What goes up must come down, and as in life we know gravity brings things down faster. The big three all posted exceptionally strong Januarys, but after the recent weakness they are all negative now on a YTD basis with the Nasdaq lower by .4% and the S&P 500 and Dow by 2 and 2.1% respectively. Markets finished a roller coaster weekly ride today avoiding a second consecutive Friday disaster. For the second time this week the major averages registered bullish reversals, but on a weekly basis the Nasdaq slumped 5.1%, and the Dow and S&P 500 lost 5.2% (today the S&P 500 kissed its upward sloping 200 day SMA). On January 26th it was reported global equities scored a record inflow, mostly into ETFs and then this morning was the news of record withdrawals according to Lipper, with data going back to 1992, again the most coming from ETFs, showing the recent affinity with passive investing. As we dropped 10% from recent all time highs this week, since 1980, there have been 36 10% corrections on the S&P 500 and a year after the lows, stocks are up a median of 23% and two years later up 36% (h/t Ryan Detrick). So there obviously could be more weakness in store, but keep your watchlist handy, for those are some nice longer term returns.
Looking at individual groups during todays topsy turvy session it was just what bulls want to see as technology led with the XLK rising by 2.5%. Interesting was the utilities which were the “best” actors during the week as one would think is the chaos, they thrived Friday too, the second best performing S&P sector with the XLU up 2.1%. They were followed up by the financials with the XLF up 1.9%, as the ETF recorded its second bullish candle in the last 4 days. It recorded a piercing line on Tuesday and a harami on Friday and notice volume was heavier than the session before. Friday also filled in a gap from 11/28/17. Energy which looked so promising not to long ago was the only group to fall today with the XLE down fractionally but is currently 15% off most recent 52 week highs. On a weekly basis it is hard to take away many positives as the best actor were the utilities losing 2.6%, and by far the worst performer energy dropped 8.1% via the XLE.

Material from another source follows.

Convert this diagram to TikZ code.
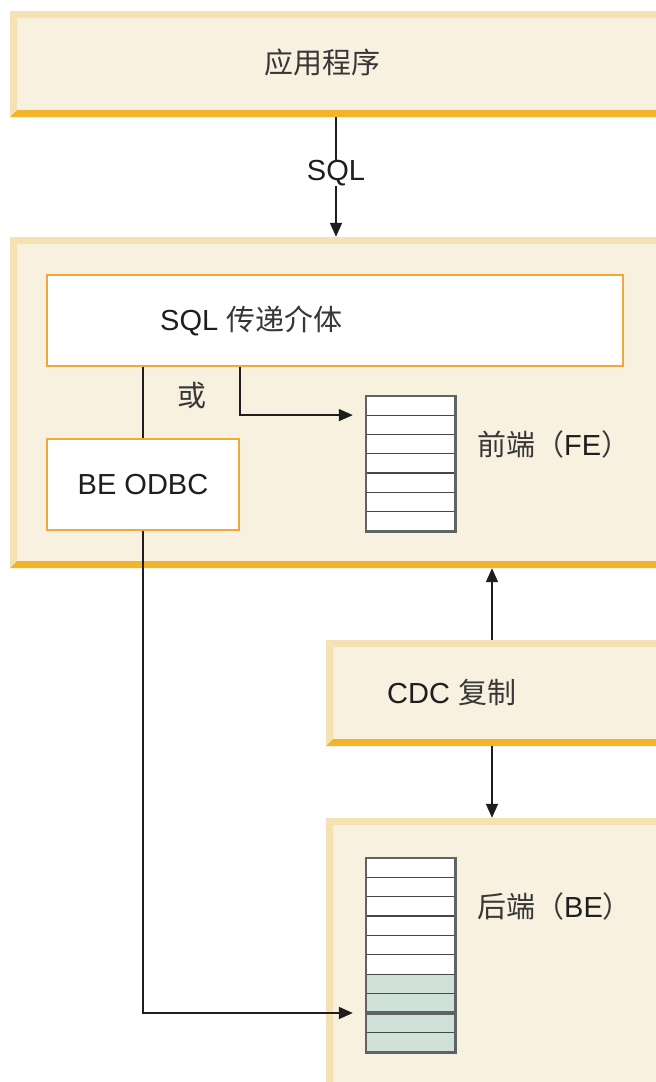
\documentclass[tikz,border=0pt]{standalone}
\usepackage{fontspec}
\setmainfont{Liberation Sans}
\newfontfamily\cjkf{Noto Sans CJK SC}
\usetikzlibrary{arrows.meta,calc}
\definecolor{cream}{RGB}{248,241,223}
\definecolor{bevlight}{RGB}{245,226,178}
\definecolor{bevorange}{RGB}{243,180,43}
\definecolor{innerorange}{RGB}{245,165,58}
\definecolor{tabgreen}{RGB}{207,225,216}
\definecolor{tabgray}{RGB}{95,100,98}
\definecolor{rowgray}{RGB}{70,72,72}
\definecolor{ink}{RGB}{30,30,30}
\definecolor{cjkgray}{RGB}{55,55,55}
\newcommand\cj[1]{{\cjkf\color{cjkgray}#1}}
\tikzset{
  bevelbox/.style={rectangle, inner sep=0pt, fill=cream, path picture={
    \fill[bevlight] (path picture bounding box.north west) -- (path picture bounding box.north east)
       -- ([yshift=-7pt]path picture bounding box.north east)
       -- ([shift={(7pt,-7pt)}]path picture bounding box.north west) -- cycle;
    \fill[bevlight] (path picture bounding box.north west)
       -- ([shift={(7pt,-7pt)}]path picture bounding box.north west)
       -- ([shift={(7pt,7pt)}]path picture bounding box.south west)
       -- (path picture bounding box.south west) -- cycle;
    \fill[bevorange] (path picture bounding box.south west)
       -- ([shift={(7pt,7pt)}]path picture bounding box.south west)
       -- ([yshift=7pt]path picture bounding box.south east)
       -- (path picture bounding box.south east) -- cycle;
  }},
  innerbox/.style={rectangle, inner sep=0pt, fill=white, draw=innerorange, line width=1.8pt},
  tablebox/.style={rectangle, inner sep=0pt, fill=white},
  tabborder/.style={draw=tabgray, line width=2.6pt},
  rowline/.style={draw=rowgray, line width=1.1pt},
  txt/.style={inner sep=0pt, font=\fontsize{29}{33}\selectfont, text=ink},
  conn/.style={draw=ink, line width=1.8pt},
  arr/.style={conn, -{Triangle[length=14pt,width=12pt]}},
}
\begin{document}
\begin{tikzpicture}[x=1pt,y=-1pt]
\useasboundingbox (0,0) rectangle (656,1082);
\fill[white] (0,0) rectangle (656,1082);
\clip (0,0) rectangle (656,1082);

% large boxes
\node[bevelbox, minimum width=660pt, minimum height=106pt] (app) at (340,64) {};
\node[bevelbox, minimum width=660pt, minimum height=331pt] (mid) at (340,402.5) {};
\node[bevelbox, minimum width=332pt, minimum height=106pt] (cdc) at (492,693) {};
\node[bevelbox, minimum width=332pt, minimum height=282pt] (be) at (492,959) {};

% inner boxes
\node[innerbox, minimum width=576pt, minimum height=91pt] (sqlbox) at (335,320.5) {};
\node[innerbox, minimum width=192pt, minimum height=91pt] (beodbc) at (143,484.5) {};

% FE table
\node[tablebox, minimum width=89pt, minimum height=135pt] (fetab) at (410.5,463.5) {};
\foreach \i in {1,...,6}
  \draw[rowline] ([yshift=-\i*19.286pt]fetab.north west) -- ([yshift=-\i*19.286pt]fetab.north east);
\draw[tabborder] (fetab.north west) rectangle (fetab.south east);

% BE table
\node[tablebox, minimum width=89pt, minimum height=194pt] (betab) at (410.5,955) {};
\fill[tabgreen] ([yshift=-6*19.4pt]betab.north west) rectangle (betab.south east);
\foreach \i in {1,...,7,9}
  \draw[rowline] ([yshift=-\i*19.4pt]betab.north west) -- ([yshift=-\i*19.4pt]betab.north east);
\draw[draw=tabgray, line width=3.2pt] ([yshift=-8*19.4pt]betab.north west) -- ([yshift=-8*19.4pt]betab.north east);
\draw[tabborder] (betab.north west) rectangle (betab.south east);

% texts
\node[txt] (appt) at (322,62) {\cj{应用程序}};
\node[txt, anchor=base west] (sqlt) at (160,330) {SQL \cj{传递介体}};
\node[txt] (ort) at (192,396) {\cj{或}};
\node[txt, anchor=base west] (fet) at (477,455) {\cj{前端（}FE\cj{）}};
\node[txt, anchor=base] (beodt) at (143,494) {BE ODBC};
\node[txt, anchor=base west] (cdct) at (387,703) {CDC \cj{复制}};
\node[txt, anchor=base west] (bet) at (477,917) {\cj{后端（}BE\cj{）}};

% connectors
\coordinate (sqlx) at (336,0);
\draw[arr] (app.south -| sqlx) -- node[pos=0.47, fill=white, inner xsep=2pt, inner ysep=9pt, txt] (sqllbl) {SQL} (mid.north -| sqlx);
\draw[arr, shorten >=13pt] (sqlbox.south -| beodbc.east) |- ([yshift=-19.286pt]fetab.north west);
\draw[conn] (sqlbox.south -| beodbc.north) -- (beodbc.north);
\draw[arr, shorten >=13pt] (beodbc.south) |- ([yshift=-8*19.4pt]betab.north west);
\draw[arr] (cdc.north) -- (mid.south -| cdc.north);
\draw[arr] (cdc.south) -- (be.north);
\end{tikzpicture}
\end{document}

PRICE action is omnipotent. That is one of the tenets of technical analysis. And it is very important to monitor names where its price stands tall during market turmoil. Below is the chart of NEWR and how it appeared in our Wednesday 1/28 Game Plan. This week is displayed excellent relative strength gaining 8.5%, and some may say that it sprouted higher after a well received earnings report. That is true, and it holds more more credence as it seemed to be the theme this week that even good releases where punished so hats off to this stock. It now has put up back to back gains following earnings of 5.2 and 9%, a good sign. Notice it had some difficulty clearing the round 60 number, but with this weeks burst to all time highs treat it as a gift if you get the opportunity to enter on a gap fill from the 2/6 session. That happens to be just below the 60 figure which in all likelihood is now support, whereas it was former resistance.